La filosofia è una di quelle scienze umanistiche che permette all’uomo di rispondere alle “grandi” domande che riguardano la vita; a differenza della religione che, per impostazione, è basata su dogmi a cui attenersi, in filosofia il punto di partenza sta nel dubitare sulle cose. Allo stesso modo con cui si può far uso della ragione o di una fede per dare (o avere) delle risposte sulla propria esistenza, in musica le nostre orecchie possono essere un contenitore fatto di ascolti proposti da altri, a seconda delle mode e dei momenti, decisi da logiche che sottendono ben poco all’arte, oppure diventare uno strumento per approfondire la ricerca. Questi parrebbero i due concetti cardine che hanno ispirato i monregalesi Paolo Bertazzoli, Pietro Caramelli e Tommaso Fia nel dare vita al loro progetto musicale La Teiera di Russell, prendendo in prestito la metafora di Bertrand Russell che rifletteva sui dogmi religiosi e sull’esistenza di Dio (articolo commissionato nel 1952 da Illustrated Magazine, ma mai pubblicato).

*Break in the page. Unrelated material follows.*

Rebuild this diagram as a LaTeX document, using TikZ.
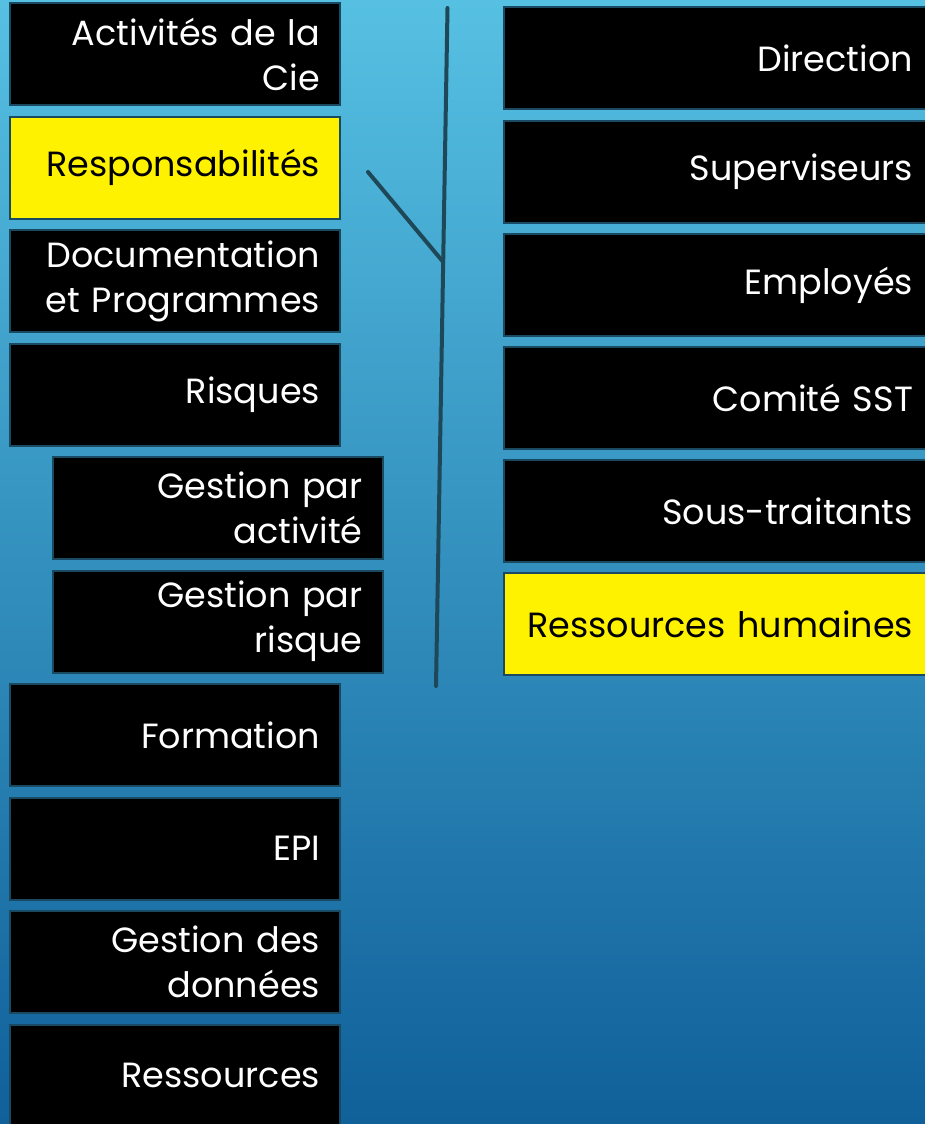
\documentclass[tikz,border=0pt]{standalone}
\usepackage{fontspec}
\setmainfont{Poppins}
\usepackage{tikz}
\usetikzlibrary{positioning}

\definecolor{bgtop}{HTML}{56C0E2}
\definecolor{bgmid}{HTML}{2A8AB8}
\definecolor{bgbot}{HTML}{10609A}
\definecolor{boxline}{HTML}{1A4A62}
\definecolor{stem}{HTML}{1E4858}

\tikzset{
  box/.style={draw=boxline, line width=2pt, fill=black, text=white,
    minimum height=102pt, inner xsep=20pt, align=right,
    font=\fontsize{35}{45}\selectfont},
  leftbox/.style={box, text width=290pt},
  rightbox/.style={box, text width=389pt},
  pick/.style={fill=yellow, text=black},
  stemline/.style={stem, line width=4pt, line cap=round}
}

\begin{document}
\begin{tikzpicture}[x=1pt,y=-1pt]
% BACKGROUND
  \useasboundingbox (0,0) rectangle (925,1124);
  \clip (0,0) rectangle (925,1124);
  \shade[top color=bgtop, middle color=bgmid, bottom color=bgbot] (0,0) rectangle (925,1124);

% Left column
  \node[leftbox] (act) at (175, 54) {Activités de la\\Cie};
  \node[leftbox, pick] (resp) at (175, 167.5) {Responsabilités};
  \node[leftbox] (doc) at (175, 281) {Documentation\\et Programmes};
  \node[leftbox] (risq) at (175, 394.5) {Risques};
  \node[leftbox] (gact) at (217.5, 508) {Gestion par\\activité};
  \node[leftbox] (grisq) at (217.5, 621.5) {Gestion par\\risque};
  \node[leftbox] (form) at (175, 735) {Formation};
  \node[leftbox] (epi) at (175, 848.5) {EPI};
  \node[leftbox] (gdon) at (175, 962) {Gestion des\\données};
  \node[leftbox] (ress) at (175, 1075.5) {Ressources};

% Right column
  \node[rightbox] (dir) at (718.5, 58) {Direction};
  \node[rightbox] (sup) at (718.5, 171.5) {Superviseurs};
  \node[rightbox] (emp) at (718.5, 285) {Employés};
  \node[rightbox] (comite) at (718.5, 398) {Comité SST};
  \node[rightbox] (sous) at (718.5, 511) {Sous-traitants};
  \node[rightbox, pick] (rh) at (718.5, 624) {Ressources humaines};

% Bracket
  \coordinate (stemtop) at (447.5, 8);
  \coordinate (stembot) at (436, 686);
  \coordinate (armtip) at (368, 172);
  \coordinate (armjoin) at (443.2, 262);
  \draw[stemline] (stemtop) -- (stembot);
  \draw[stemline] (armtip) -- (armjoin);
\end{tikzpicture}
\end{document}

Quando si ha un’età compresa tra i 18 e i 20 anni ci si può concedere – vuoi per infatuazione, vuoi per quella “irresponsabilità limitata” in cui ci si può permettere un po’ di tutto – di approcciarsi alla musica che si compone come ad un gran calderone dove poter mettere un po’ di tutto al suo interno, una marmitta di rame da pozioni, per vedere poco alla volta cosa si riesce a tirar fuori.
È inevitabile che questo primo episodio presenti elementi acerbi, ma sicuramente denota una capacità compositiva assai interessante, fatta da ottimi musicisti. Nel primo EP della band, sapientemente guidata negli Oxygen Studios dalla mano di Paride Lanciani, sono tanti gli echi degli ascolti giovanili: Dogma 15, brano iniziale (dopo il primo minuto “di Pura Ignavia!”) – che si apre con un “Ladies and Gentlemen” che tanto rievoca il grido di Jon Spencer in Acme – richiama il meglio del noise e del post rock di metà anni ‘90 in una cavalcata lunga 15 minuti di puro rock tra Tortoise (soprattutto), Explosion In the Sky e Mogwai. NMR – che uscirà il prossimo 18 ottobre – non è tuttavia solo questo, al contrario è un percorso nel rock che, attraversando le esperienze di Stereolab e Jaga Jazzist, giunge fino al jazz e alla fusion (quella di Hancock).
Il risultato di questo lungo viaggio è tutt’altro che scontato e per nulla banale. I ragazzi sono giovani e devono farsi perchè, per quanto l’idea di non avere nessun dio a cui ispirarsi arrogandosi per di più il diritto di metterne sempre in dubbio l’esistenza senza darne spiegazione, possa funzionare, a lungo andare rischia di trasformarsi anche in un limite contro cui sbattere: si dice tutto e il contrario di tutto, senza riuscire così a trovare un uditore finale abbastanza paziente da districare tutta la matassa. Chi produce musica – a differenza di chi suona per sè – lo fa inevitabilmente con l’obiettivo di comunicare con un pubblico.